## Instructions for the task
Copy the lines below as they are; omit the images they contain.

☆ ☆ ☆ ☆ ☆

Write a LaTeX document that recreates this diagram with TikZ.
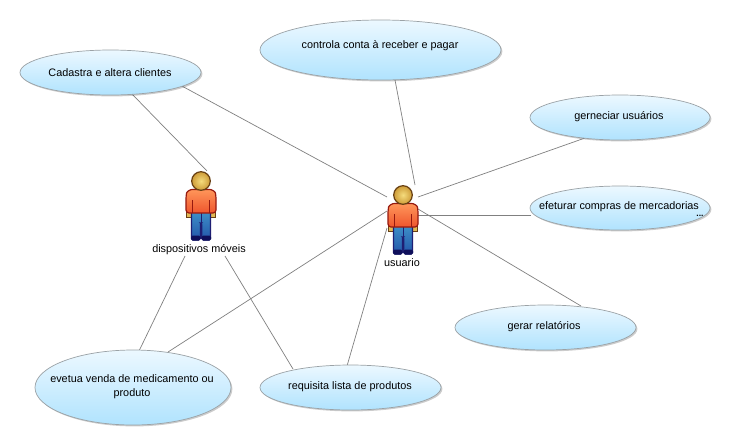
\documentclass[tikz,border=0pt]{standalone}
\usepackage{fontspec}
\setmainfont{Liberation Sans}
\usetikzlibrary{shapes.geometric,shadows}
\definecolor{ebord}{RGB}{155,162,166}
\definecolor{etop}{RGB}{236,248,255}
\definecolor{ebot}{RGB}{176,227,254}
\definecolor{torsoT}{RGB}{255,150,90}
\definecolor{torsoB}{RGB}{238,85,45}
\definecolor{torsoL}{RGB}{150,25,15}
\definecolor{legT}{RGB}{62,145,200}
\definecolor{legB}{RGB}{35,85,170}
\definecolor{legL}{RGB}{30,30,115}
\definecolor{footC}{RGB}{15,15,90}
\definecolor{headI}{RGB}{245,220,125}
\definecolor{headO}{RGB}{205,155,55}
\definecolor{headL}{RGB}{105,65,20}
\definecolor{handC}{RGB}{225,185,85}
\tikzset{
 usecase/.style={ellipse,draw=ebord,line width=.7pt,top color=etop,bottom color=ebot,inner sep=0pt,
   minimum width=#1,drop shadow={shadow xshift=1.4pt,shadow yshift=-1.4pt,opacity=.2,fill=black}},
 lnk/.style={draw=black!50,line width=.7pt},
 lab/.style={font=\fontsize{10.85}{14}\selectfont,inner sep=0pt,text=black},
}
\newcommand{\actorfig}[1]{%
 \begin{scope}[shift={#1}]
  \fill[handC,draw=headL,line width=.5pt] (-14.5,30) rectangle (-9.5,36);
  \fill[handC,draw=headL,line width=.5pt] (9.5,30) rectangle (14.5,36);
  \draw[line width=1.1pt,draw=legL,top color=legT,bottom color=legB,rounded corners=1.5pt]
    (-9.5,30) -- (-9.5,59) -- (-0.7,59) -- (-0.7,42) -- (0.7,42) -- (0.7,59) -- (9.5,59) -- (9.5,30) -- cycle;
  \draw[line width=.9pt,legL] (0,32) -- (0,56);
  \fill[footC,rounded corners=1.5pt] (-10,54.5) rectangle (-0.6,59.5);
  \fill[footC,rounded corners=1.5pt] (0.6,54.5) rectangle (10,59.5);
  \draw[line width=1.2pt,draw=torsoL,top color=torsoT,bottom color=torsoB,rounded corners=3pt]
    (-15,32) -- (-15,15) .. controls (-14,10) and (-10,8.5) .. (-6,8.5) -- (6,8.5) .. controls (10,8.5) and (14,10) .. (15,15) -- (15,32) -- (9,32) -- (-9,32) -- cycle;
  \draw[line width=.9pt,torsoL] (-8.5,19) -- (-8.5,32) (8.5,19) -- (8.5,32);
  \draw[line width=1.2pt,draw=headL,inner color=headI,outer color=headO] (0,0) circle (9.3);
 \end{scope}}
\begin{document}
\begin{tikzpicture}[x=1pt,y=-1pt]
\useasboundingbox (0,0) rectangle (730,445);
\fill[white] (0,0) rectangle (730,445);
\coordinate (a1) at (207,171); \coordinate (a2) at (185,256); \coordinate (a3) at (225,256);
\coordinate (u1) at (415,185); \coordinate (u2) at (387,197); \coordinate (u3) at (418,197);
\coordinate (u4) at (418,215); \coordinate (u5) at (418,209); \coordinate (u6) at (387,211); \coordinate (u7) at (387,228);
\coordinate (c1) at (131,93); \coordinate (c2) at (180,85); \coordinate (c3) at (395,80);
\coordinate (g1) at (585,138); \coordinate (e1) at (531,215); \coordinate (r1) at (581,306);
\coordinate (q1) at (293,369); \coordinate (q2) at (347,366); \coordinate (v1) at (139,351); \coordinate (v2) at (168,352);
\draw[lnk] (c1) -- (a1);
\draw[lnk] (v1) -- (a2);
\draw[lnk] (q1) -- (a3);
\draw[lnk] (c3) -- (u1);
\draw[lnk] (c2) -- (u2);
\draw[lnk] (g1) -- (u3);
\draw[lnk] (e1) -- (u4);
\draw[lnk] (r1) -- (u5);
\draw[lnk] (v2) -- (u6);
\draw[lnk] (q2) -- (u7);
\node[usecase=181pt,minimum height=45pt] (cad) at (110.5,72.5) {};
\node[lab] at (110,73) {Cadastra e altera clientes};
\node[usecase=241pt,minimum height=60pt] (con) at (380.5,50) {};
\node[lab] at (380,46) {controla conta à receber e pagar};
\node[usecase=180pt,minimum height=45pt] (ger) at (620,117.5) {};
\node[lab] at (619,117) {gerneciar usuários};
\node[usecase=180pt,minimum height=44pt] (efe) at (620,208) {};
\node[lab] at (619,206.5) {efeturar compras de mercadorias};
\node[font=\bfseries\fontsize{8.5}{8.5}\selectfont,inner sep=0pt] (dots) at (700,216) {...};
\node[usecase=181pt,minimum height=45pt] (rel) at (545.5,327.5) {};
\node[lab] at (544,327) {gerar relatórios};
\node[usecase=181pt,minimum height=45pt] (req) at (350.5,387.5) {};
\node[lab] at (350,387) {requisita lista de produtos};
\node[usecase=196pt,minimum height=75pt] (eve) at (133,387.5) {};
\node[lab,align=center] at (132,387) {evetua venda de medicamento ou\\produto};
\node[lab] (alab) at (199,250) {dispositivos móveis};
\node[lab] (ulab) at (402,263) {usuario};
\actorfig{(201,181)}
\actorfig{(403,195)}
\end{tikzpicture}
\end{document}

☆ ☆ ☆ ☆ ☆

## Answer to this exercise
Write a LaTeX document that recreates this diagram with TikZ.
\documentclass[tikz,border=0pt]{standalone}
\usepackage{fontspec}
\setmainfont{Liberation Sans}
\usetikzlibrary{shapes.geometric,shadows}
\definecolor{ebord}{RGB}{155,162,166}
\definecolor{etop}{RGB}{236,248,255}
\definecolor{ebot}{RGB}{176,227,254}
\definecolor{torsoT}{RGB}{255,150,90}
\definecolor{torsoB}{RGB}{238,85,45}
\definecolor{torsoL}{RGB}{150,25,15}
\definecolor{legT}{RGB}{62,145,200}
\definecolor{legB}{RGB}{35,85,170}
\definecolor{legL}{RGB}{30,30,115}
\definecolor{footC}{RGB}{15,15,90}
\definecolor{headI}{RGB}{245,220,125}
\definecolor{headO}{RGB}{205,155,55}
\definecolor{headL}{RGB}{105,65,20}
\definecolor{handC}{RGB}{225,185,85}
\tikzset{
 usecase/.style={ellipse,draw=ebord,line width=.7pt,top color=etop,bottom color=ebot,inner sep=0pt,
   minimum width=#1,drop shadow={shadow xshift=1.4pt,shadow yshift=-1.4pt,opacity=.2,fill=black}},
 lnk/.style={draw=black!50,line width=.7pt},
 lab/.style={font=\fontsize{10.85}{14}\selectfont,inner sep=0pt,text=black},
}
\newcommand{\actorfig}[1]{%
 \begin{scope}[shift={#1}]
  \fill[handC,draw=headL,line width=.5pt] (-14.5,30) rectangle (-9.5,36);
  \fill[handC,draw=headL,line width=.5pt] (9.5,30) rectangle (14.5,36);
  \draw[line width=1.1pt,draw=legL,top color=legT,bottom color=legB,rounded corners=1.5pt]
    (-9.5,30) -- (-9.5,59) -- (-0.7,59) -- (-0.7,42) -- (0.7,42) -- (0.7,59) -- (9.5,59) -- (9.5,30) -- cycle;
  \draw[line width=.9pt,legL] (0,32) -- (0,56);
  \fill[footC,rounded corners=1.5pt] (-10,54.5) rectangle (-0.6,59.5);
  \fill[footC,rounded corners=1.5pt] (0.6,54.5) rectangle (10,59.5);
  \draw[line width=1.2pt,draw=torsoL,top color=torsoT,bottom color=torsoB,rounded corners=3pt]
    (-15,32) -- (-15,15) .. controls (-14,10) and (-10,8.5) .. (-6,8.5) -- (6,8.5) .. controls (10,8.5) and (14,10) .. (15,15) -- (15,32) -- (9,32) -- (-9,32) -- cycle;
  \draw[line width=.9pt,torsoL] (-8.5,19) -- (-8.5,32) (8.5,19) -- (8.5,32);
  \draw[line width=1.2pt,draw=headL,inner color=headI,outer color=headO] (0,0) circle (9.3);
 \end{scope}}
\begin{document}
\begin{tikzpicture}[x=1pt,y=-1pt]
\useasboundingbox (0,0) rectangle (730,445);
\fill[white] (0,0) rectangle (730,445);
\coordinate (a1) at (207,171); \coordinate (a2) at (185,256); \coordinate (a3) at (225,256);
\coordinate (u1) at (415,185); \coordinate (u2) at (387,197); \coordinate (u3) at (418,197);
\coordinate (u4) at (418,215); \coordinate (u5) at (418,209); \coordinate (u6) at (387,211); \coordinate (u7) at (387,228);
\coordinate (c1) at (131,93); \coordinate (c2) at (180,85); \coordinate (c3) at (395,80);
\coordinate (g1) at (585,138); \coordinate (e1) at (531,215); \coordinate (r1) at (581,306);
\coordinate (q1) at (293,369); \coordinate (q2) at (347,366); \coordinate (v1) at (139,351); \coordinate (v2) at (168,352);
\draw[lnk] (c1) -- (a1);
\draw[lnk] (v1) -- (a2);
\draw[lnk] (q1) -- (a3);
\draw[lnk] (c3) -- (u1);
\draw[lnk] (c2) -- (u2);
\draw[lnk] (g1) -- (u3);
\draw[lnk] (e1) -- (u4);
\draw[lnk] (r1) -- (u5);
\draw[lnk] (v2) -- (u6);
\draw[lnk] (q2) -- (u7);
\node[usecase=181pt,minimum height=45pt] (cad) at (110.5,72.5) {};
\node[lab] at (110,73) {Cadastra e altera clientes};
\node[usecase=241pt,minimum height=60pt] (con) at (380.5,50) {};
\node[lab] at (380,46) {controla conta à receber e pagar};
\node[usecase=180pt,minimum height=45pt] (ger) at (620,117.5) {};
\node[lab] at (619,117) {gerneciar usuários};
\node[usecase=180pt,minimum height=44pt] (efe) at (620,208) {};
\node[lab] at (619,206.5) {efeturar compras de mercadorias};
\node[font=\bfseries\fontsize{8.5}{8.5}\selectfont,inner sep=0pt] (dots) at (700,216) {...};
\node[usecase=181pt,minimum height=45pt] (rel) at (545.5,327.5) {};
\node[lab] at (544,327) {gerar relatórios};
\node[usecase=181pt,minimum height=45pt] (req) at (350.5,387.5) {};
\node[lab] at (350,387) {requisita lista de produtos};
\node[usecase=196pt,minimum height=75pt] (eve) at (133,387.5) {};
\node[lab,align=center] at (132,387) {evetua venda de medicamento ou\\produto};
\node[lab] (alab) at (199,250) {dispositivos móveis};
\node[lab] (ulab) at (402,263) {usuario};
\actorfig{(201,181)}
\actorfig{(403,195)}
\end{tikzpicture}
\end{document}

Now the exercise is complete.